The dataset comprises a 2D table format, focusing on wheat as the primary item. It includes three distinct attributes: Order, YLD-2017-AB-Ran, YLD-2017-Soda-Ran, and YLD-2017-Walla-Ran, each with 170 items.

  1. Order: This attribute is ordinal and sequential in nature. It represents a series of 170 unique identifiers for the data entries.

  2. YLD-2017-AB-Ran: This quantitative attribute reflects a range of values between 73.8 and 101.9. It is associated with the geographical coordinates of 42.96° N latitude and 112.83° W longitude, which corresponds to the AB region.

  3. YLD-2017-Soda-Ran: Another quantitative attribute, it spans a range from 37.1 to 61.4. The Soda region, located at 42.6544° N latitude and 111.6047° W longitude, is the geographical reference for this attribute.

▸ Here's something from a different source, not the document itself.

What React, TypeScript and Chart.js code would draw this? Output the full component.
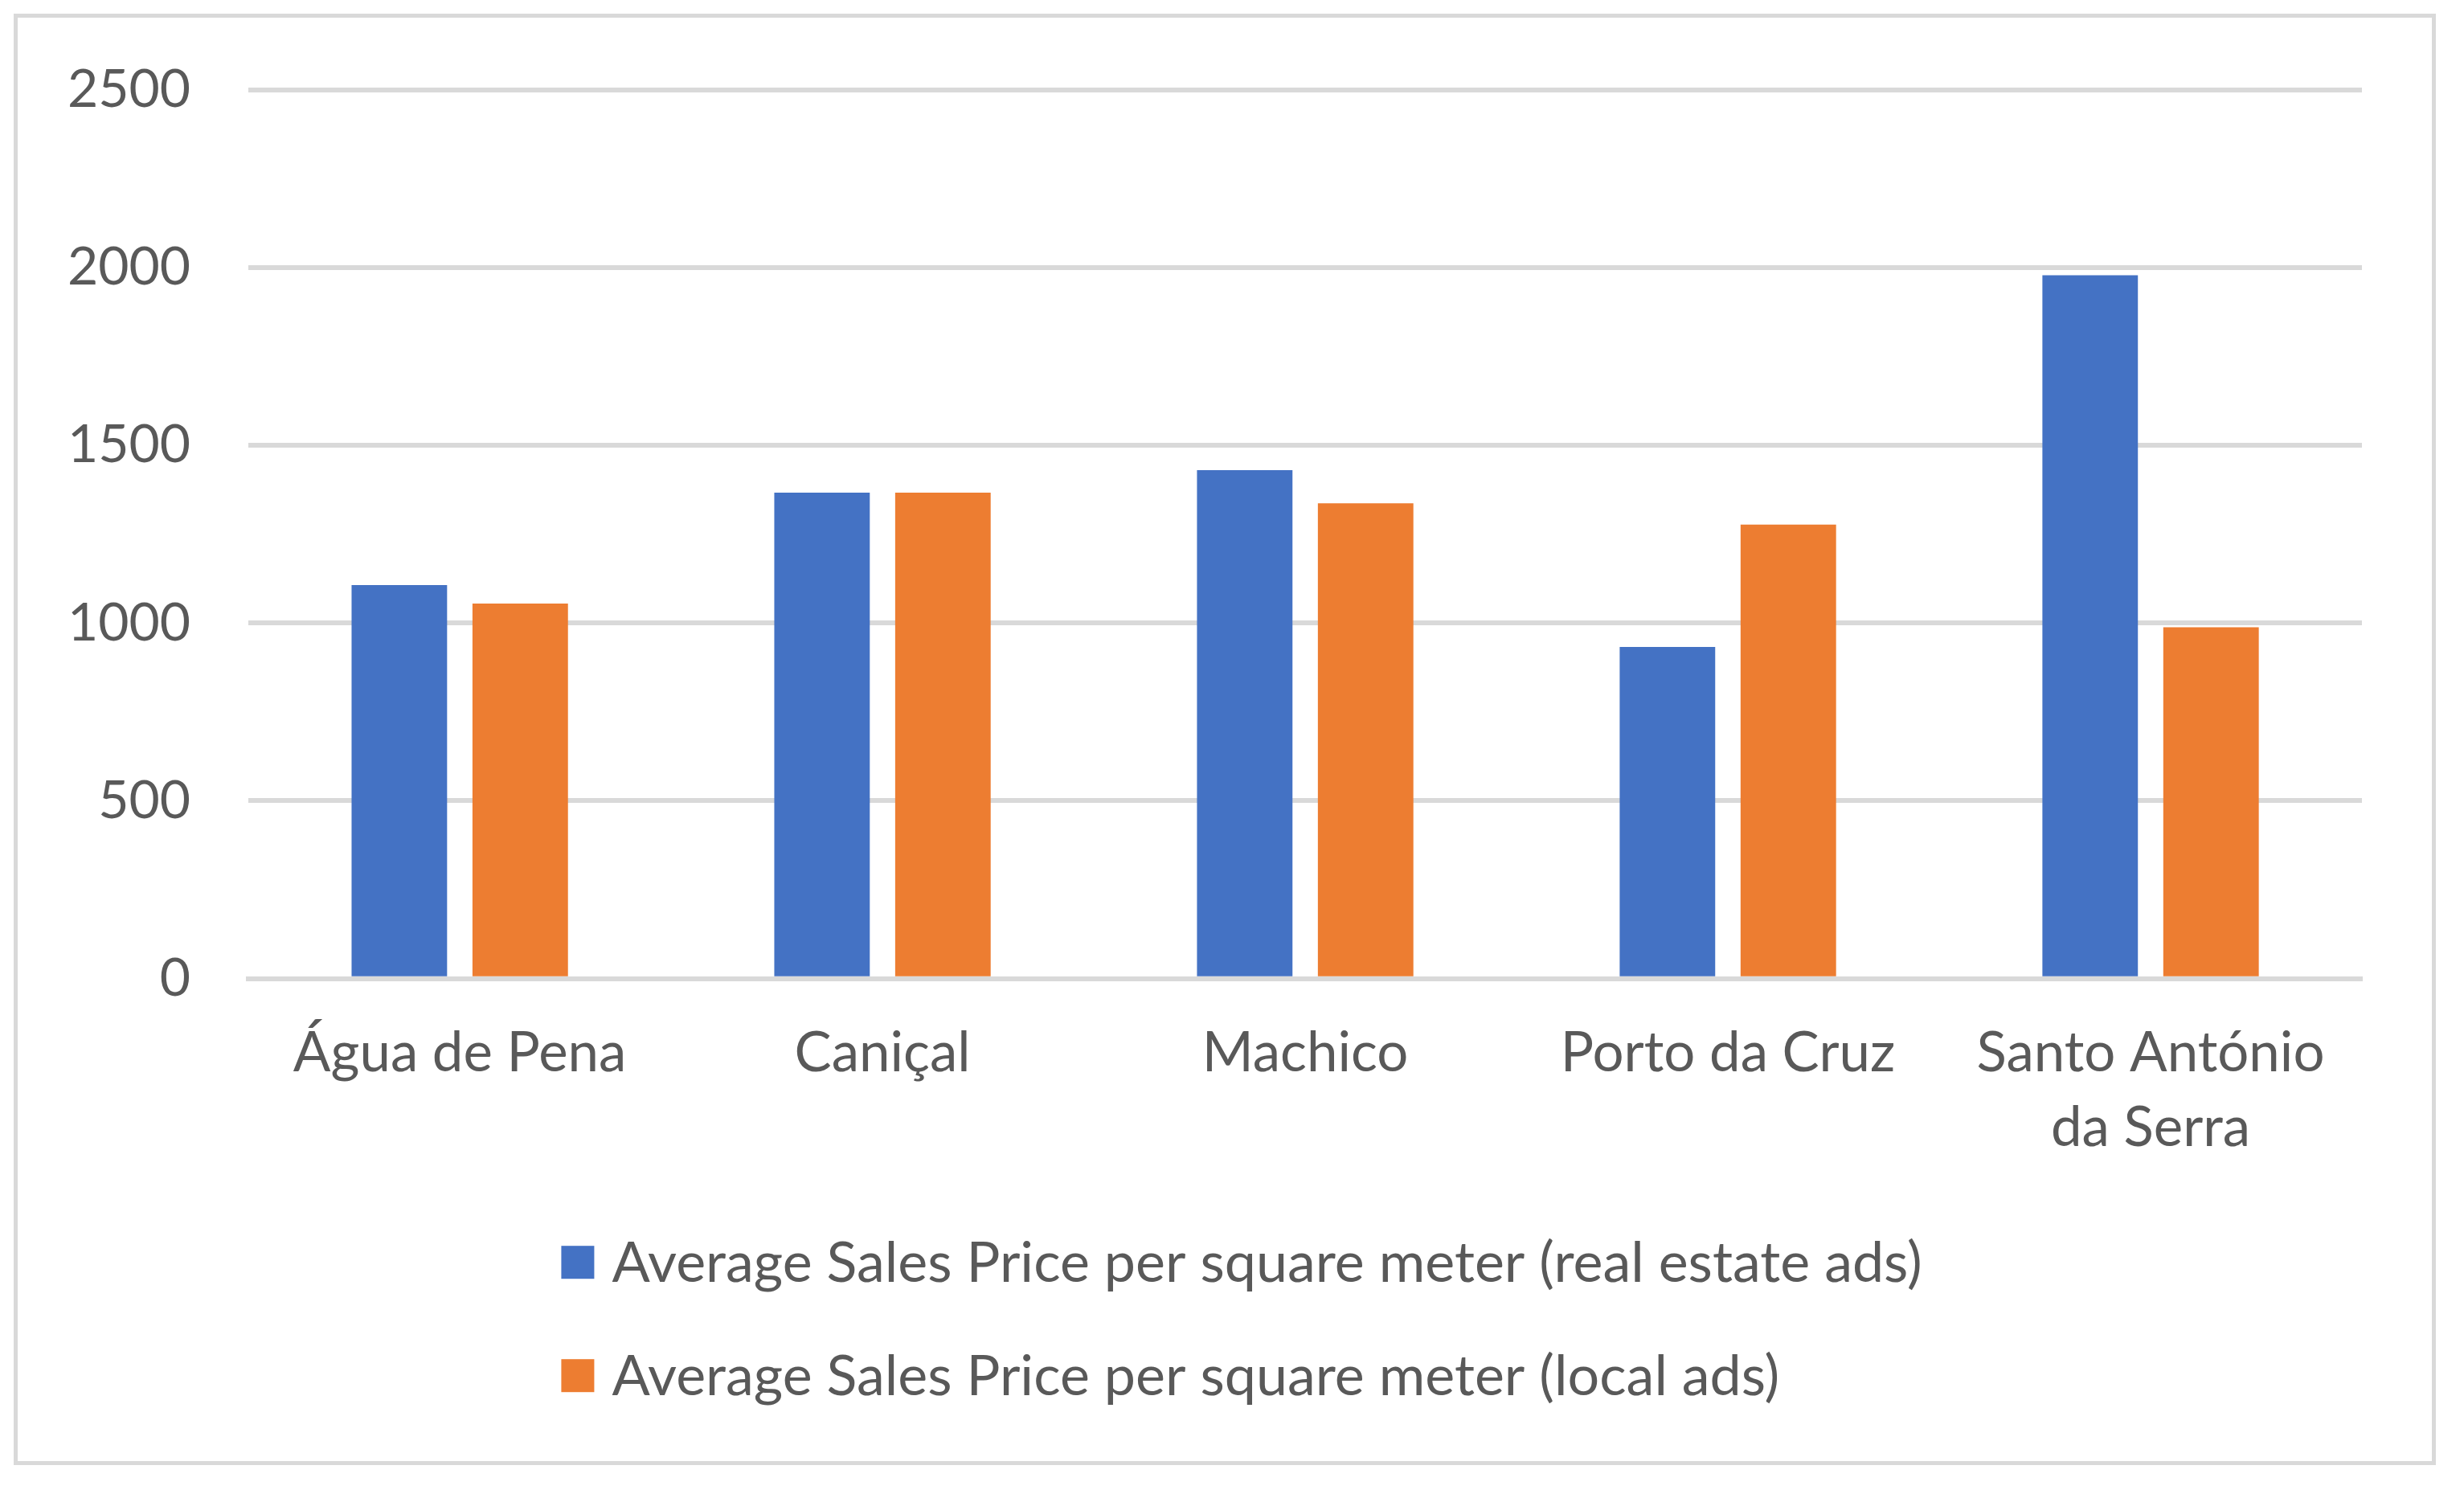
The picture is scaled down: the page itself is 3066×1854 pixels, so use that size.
import React, { useEffect, useRef } from "react";
import { Chart, registerables } from "chart.js";
Chart.register(...registerables);

const categories: (string | string[])[] = [
  "Água de Pena",
  "Caniçal",
  "Machico",
  "Porto da Cruz",
  ["Santo António", "da Serra"],
];
const realEstateAds = [1107, 1367, 1430, 933, 1978];
const localAds = [1055, 1367, 1337, 1277, 988];
const seriesLabels = [
  "Average Sales Price per square meter (real estate ads)",
  "Average Sales Price per square meter (local ads)",
];
const yTicks = [0, 500, 1000, 1500, 2000, 2500];

const FONT = "Lato";
const FONT_SIZE = 69;
const LEGEND_FONT_SIZE = 70;
const Y_FONT_SIZE = 66;
const TEXT = "#595959";
const GRID = "#D9D9D9";
const BLUE = "#4472C4";
const ORANGE = "#ED7D31";

const legendPlugin = {
  id: "customLegend",
  afterDraw(chart: any) {
    const ctx = chart.ctx;
    ctx.save();
    ctx.font = `${LEGEND_FONT_SIZE}px ${FONT}`;
    const box = 41;
    const gap = 22;
    const items = chart.data.datasets.map((ds: any) => ({
      text: ds.label,
      color: ds.backgroundColor,
    }));
    const widths = items.map((it: any) => box + gap + ctx.measureText(it.text).width);
    const blockW = Math.max(...widths);
    const left = (chart.width - blockW) / 2 + 12;
    const base = chart.chartArea.bottom;
    const rows = [base + 353, base + 494];
    items.forEach((it: any, i: number) => {
      ctx.fillStyle = it.color;
      ctx.fillRect(left, rows[i] - box / 2, box, box);
      ctx.fillStyle = TEXT;
      ctx.textBaseline = "middle";
      ctx.textAlign = "left";
      ctx.fillText(it.text, left + box + gap, rows[i] + 2);
    });
    ctx.restore();
  },
};

export default function App() {
  const ref = useRef<HTMLCanvasElement | null>(null);
  useEffect(() => {
    document.body.style.margin = "0";
    if (!ref.current) return;
    const chart = new Chart(ref.current, {
      type: "bar",
      data: {
        labels: categories,
        datasets: [
          { label: seriesLabels[0], data: realEstateAds, backgroundColor: BLUE },
          { label: seriesLabels[1], data: localAds, backgroundColor: ORANGE },
        ],
      },
      options: {
        animation: false,
        responsive: false,
        devicePixelRatio: 1,
        layout: { padding: { left: 12, right: 127, top: 111, bottom: 366 } },
        datasets: { bar: { categoryPercentage: 0.572, barPercentage: 0.79 } },
        plugins: { legend: { display: false }, tooltip: { enabled: false } },
        scales: {
          x: {
            grid: { display: false },
            border: { display: true, color: GRID, width: 6 },
            ticks: {
              color: TEXT,
              font: { family: FONT, size: FONT_SIZE, lineHeight: 1.35 },
              padding: 38,
              maxRotation: 0,
              autoSkip: false,
            },
          },
          y: {
            min: yTicks[0],
            max: yTicks[yTicks.length - 1],
            afterBuildTicks: (axis: any) => {
              axis.ticks = yTicks.map((v) => ({ value: v }));
            },
            grid: { color: GRID, lineWidth: 6, drawTicks: false },
            border: { display: false },
            ticks: {
              color: TEXT,
              font: { family: FONT, size: Y_FONT_SIZE },
              padding: 72,
              callback: (v: any) => String(v),
            },
          },
        },
      },
      plugins: [legendPlugin],
    });
    return () => chart.destroy();
  }, []);
  return (
    <div style={{ position: "relative", width: 3066, height: 1854, background: "#fff" }}>
      <canvas ref={ref} width={3066} height={1854} style={{ display: "block", width: 3066, height: 1854 }} />
      <div
        style={{
          position: "absolute",
          left: 17,
          top: 17,
          width: 3014,
          height: 1806,
          border: "5px solid #D9D9D9",
          boxSizing: "border-box",
          pointerEvents: "none",
        }}
      />
    </div>
  );
}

  4. YLD-2017-Walla-Ran: Similar to the other YLD attributes, this is also quantitative, with a range of 36.2 to 95.1. It is linked to the Walla region, situated at 46.0646° N latitude and 118.3430° W longitude.

TASK ABSTRACTION

  1. Discover Outliers where production data exists within the same location;

  2. Compare the distribution of data across different locations.